What to do »
Retype only what runs from the beginning of the data through the line with "13, color: '#222'"; please omit the pictures and keep every line exact.

* START *

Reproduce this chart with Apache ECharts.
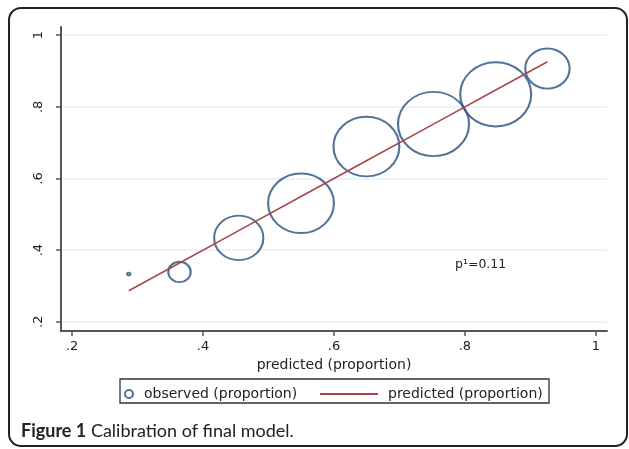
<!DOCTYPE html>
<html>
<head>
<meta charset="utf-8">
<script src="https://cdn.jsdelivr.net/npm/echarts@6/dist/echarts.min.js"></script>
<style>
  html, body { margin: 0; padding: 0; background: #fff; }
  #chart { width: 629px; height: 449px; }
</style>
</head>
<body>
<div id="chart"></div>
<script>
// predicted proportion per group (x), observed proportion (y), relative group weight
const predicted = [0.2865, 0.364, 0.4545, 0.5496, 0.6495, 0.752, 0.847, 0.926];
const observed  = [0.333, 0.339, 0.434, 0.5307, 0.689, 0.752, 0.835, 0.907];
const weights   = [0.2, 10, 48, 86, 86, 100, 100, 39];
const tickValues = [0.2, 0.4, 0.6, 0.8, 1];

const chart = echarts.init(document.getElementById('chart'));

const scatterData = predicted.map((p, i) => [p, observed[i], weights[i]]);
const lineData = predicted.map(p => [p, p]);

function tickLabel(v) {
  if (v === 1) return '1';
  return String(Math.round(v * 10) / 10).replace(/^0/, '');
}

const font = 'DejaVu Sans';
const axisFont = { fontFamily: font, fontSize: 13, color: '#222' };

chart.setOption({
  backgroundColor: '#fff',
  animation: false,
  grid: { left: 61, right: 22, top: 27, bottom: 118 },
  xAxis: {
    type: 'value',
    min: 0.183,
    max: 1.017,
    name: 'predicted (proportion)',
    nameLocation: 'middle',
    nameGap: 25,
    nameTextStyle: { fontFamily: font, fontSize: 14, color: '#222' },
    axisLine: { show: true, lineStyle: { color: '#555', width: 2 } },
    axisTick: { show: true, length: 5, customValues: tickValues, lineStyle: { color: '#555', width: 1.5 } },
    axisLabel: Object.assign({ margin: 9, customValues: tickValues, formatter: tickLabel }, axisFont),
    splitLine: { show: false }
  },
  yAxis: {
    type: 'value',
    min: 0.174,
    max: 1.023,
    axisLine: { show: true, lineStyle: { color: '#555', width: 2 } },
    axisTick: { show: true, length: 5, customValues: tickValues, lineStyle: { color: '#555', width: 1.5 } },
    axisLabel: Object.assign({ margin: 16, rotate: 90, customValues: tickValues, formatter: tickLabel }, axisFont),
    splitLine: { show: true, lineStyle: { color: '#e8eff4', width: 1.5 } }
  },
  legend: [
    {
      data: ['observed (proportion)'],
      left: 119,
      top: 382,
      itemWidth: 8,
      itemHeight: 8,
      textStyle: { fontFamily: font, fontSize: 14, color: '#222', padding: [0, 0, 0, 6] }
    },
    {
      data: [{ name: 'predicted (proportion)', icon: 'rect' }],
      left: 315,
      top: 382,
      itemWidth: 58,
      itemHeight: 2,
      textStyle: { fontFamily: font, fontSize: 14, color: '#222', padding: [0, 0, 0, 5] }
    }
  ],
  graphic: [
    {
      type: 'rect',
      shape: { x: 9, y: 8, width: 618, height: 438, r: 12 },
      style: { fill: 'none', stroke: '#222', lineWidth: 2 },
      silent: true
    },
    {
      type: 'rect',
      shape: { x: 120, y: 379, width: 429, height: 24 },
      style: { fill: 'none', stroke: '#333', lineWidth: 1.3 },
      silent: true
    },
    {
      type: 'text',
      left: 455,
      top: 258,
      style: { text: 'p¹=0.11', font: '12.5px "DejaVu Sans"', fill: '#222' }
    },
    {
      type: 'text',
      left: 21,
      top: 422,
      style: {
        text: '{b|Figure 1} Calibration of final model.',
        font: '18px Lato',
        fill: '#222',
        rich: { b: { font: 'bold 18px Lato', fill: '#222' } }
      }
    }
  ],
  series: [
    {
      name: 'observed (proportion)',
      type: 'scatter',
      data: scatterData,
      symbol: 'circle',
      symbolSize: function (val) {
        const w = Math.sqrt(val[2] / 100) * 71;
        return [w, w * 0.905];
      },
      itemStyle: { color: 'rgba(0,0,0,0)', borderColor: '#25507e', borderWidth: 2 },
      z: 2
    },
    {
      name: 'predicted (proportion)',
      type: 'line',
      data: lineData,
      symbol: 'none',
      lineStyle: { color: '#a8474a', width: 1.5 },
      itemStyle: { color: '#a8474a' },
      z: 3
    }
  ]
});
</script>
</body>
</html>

* END *

Task result »
Reproduce this chart with Apache ECharts.
<!DOCTYPE html>
<html>
<head>
<meta charset="utf-8">
<script src="https://cdn.jsdelivr.net/npm/echarts@6/dist/echarts.min.js"></script>
<style>
  html, body { margin: 0; padding: 0; background: #fff; }
  #chart { width: 629px; height: 449px; }
</style>
</head>
<body>
<div id="chart"></div>
<script>
// predicted proportion per group (x), observed proportion (y), relative group weight
const predicted = [0.2865, 0.364, 0.4545, 0.5496, 0.6495, 0.752, 0.847, 0.926];
const observed  = [0.333, 0.339, 0.434, 0.5307, 0.689, 0.752, 0.835, 0.907];
const weights   = [0.2, 10, 48, 86, 86, 100, 100, 39];
const tickValues = [0.2, 0.4, 0.6, 0.8, 1];

const chart = echarts.init(document.getElementById('chart'));

const scatterData = predicted.map((p, i) => [p, observed[i], weights[i]]);
const lineData = predicted.map(p => [p, p]);

function tickLabel(v) {
  if (v === 1) return '1';
  return String(Math.round(v * 10) / 10).replace(/^0/, '');
}

const font = 'DejaVu Sans';
const axisFont = { fontFamily: font, fontSize: 13, color: '#222' };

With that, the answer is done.